_Task_
Return, without pictures, the lines from the start of the data through the one that contains "from bokeh.resources import INLINE".

—————

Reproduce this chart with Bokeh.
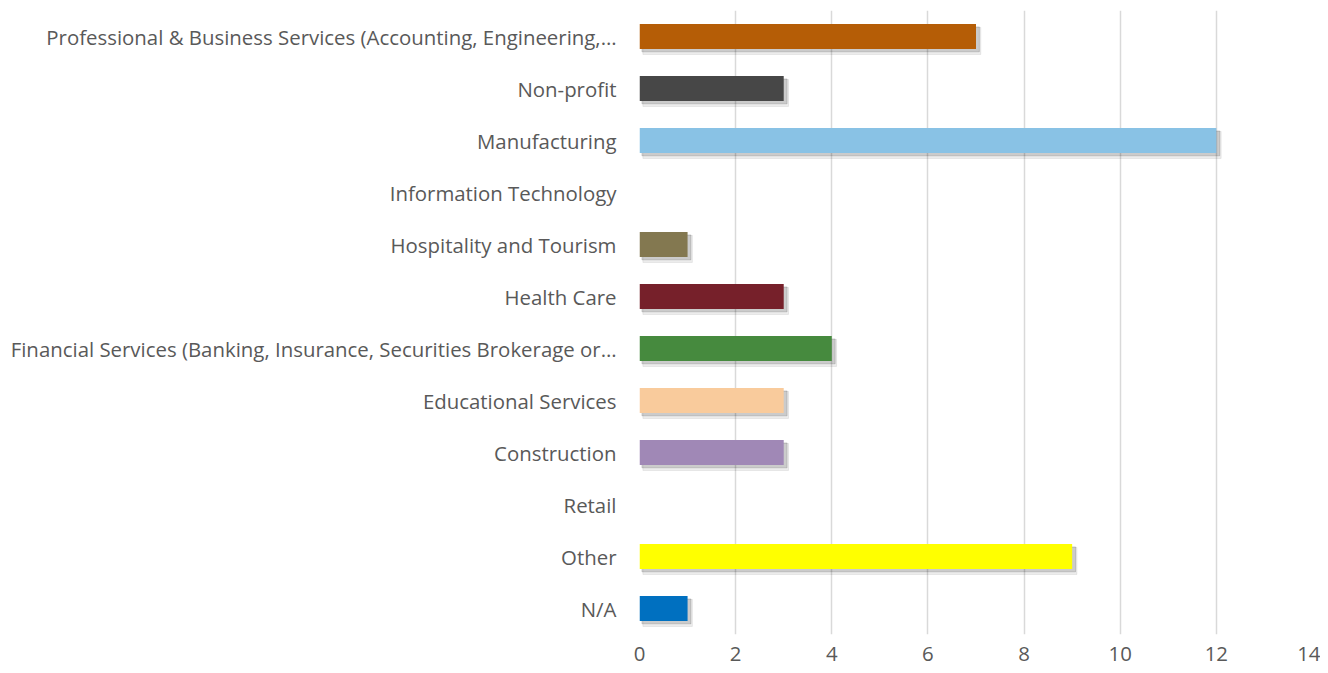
from bokeh.plotting import figure
from bokeh.models import ColumnDataSource, CDSView, BooleanFilter
from bokeh.transform import dodge
from bokeh.embed import file_html
from bokeh.resources import INLINE

categories = [
    "Professional & Business Services (Accounting, Engineering,\u2026",
    "Non-profit",
    "Manufacturing",
    "Information Technology",
    "Hospitality and Tourism",
    "Health Care",
    "Financial Services (Banking, Insurance, Securities Brokerage or\u2026",
    "Educational Services",
    "Construction",
    "Retail",
    "Other",
    "N/A",
]
values = [7, 3, 12, 0, 1, 3, 4, 3, 3, 0, 9, 1]
colors = ["#B55D06", "#474747", "#89C2E5", "#CCCCCC", "#837850", "#76202A",
          "#468A3E", "#F9CB9C", "#A088B6", "#BBBBBB", "#FFFF00", "#0070C0"]
x_ticks = [0, 2, 4, 6, 8, 10, 12, 14]

zeros = [0] * len(values)
src = ColumnDataSource(dict(cat=categories, v=values, c=colors, z=zeros))
nonzero = CDSView(filter=BooleanFilter([v > 0 for v in values]))

y_order = list(reversed(categories))

p = figure(y_range=y_order, x_range=(0, 14), output_backend="svg",
           toolbar_location=None, frame_width=673, frame_height=624,
           min_border_left=639, min_border_right=8, min_border_top=10,
           min_border_bottom=40)

p.background_fill_color = "white"
p.outline_line_color = None

# soft drop shadows
p.hbar(y=dodge("cat", -0.085, range=p.y_range), left=dodge("z", 0.07),
       right=dodge("v", 0.1), height=0.52, color="black", alpha=0.07,
       source=src, view=nonzero)
p.hbar(y=dodge("cat", -0.055, range=p.y_range), left=dodge("z", 0.05),
       right=dodge("v", 0.07), height=0.48, color="black", alpha=0.14,
       source=src, view=nonzero)
# bars
p.hbar(y="cat", left=0, right="v", height=0.48, fill_color="c",
       line_color=None, source=src, view=nonzero)

p.xgrid.ticker = x_ticks
p.xgrid.grid_line_color = "#D9D9D9"
p.xgrid.grid_line_width = 1.5
p.ygrid.grid_line_color = None

p.xaxis.ticker = x_ticks
p.xaxis.axis_line_color = None
p.xaxis.major_tick_line_color = None
p.xaxis.minor_tick_line_color = None
p.xaxis.major_tick_in = 0
p.xaxis.major_tick_out = 0
p.xaxis.major_label_standoff = 12
p.yaxis.axis_line_color = None
p.yaxis.major_tick_line_color = None
p.yaxis.major_tick_in = 0
p.yaxis.major_tick_out = 0
p.yaxis.major_label_standoff = 23

for ax in (p.xaxis, p.yaxis):
    ax.major_label_text_font = "Open Sans"
    ax.major_label_text_font_size = "20.4px"
    ax.major_label_text_color = "#595959"

open("out.html", "w").write(file_html(p, INLINE))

—————

_Exercise answer_
Reproduce this chart with Bokeh.
from bokeh.plotting import figure
from bokeh.models import ColumnDataSource, CDSView, BooleanFilter
from bokeh.transform import dodge
from bokeh.embed import file_html
from bokeh.resources import INLINE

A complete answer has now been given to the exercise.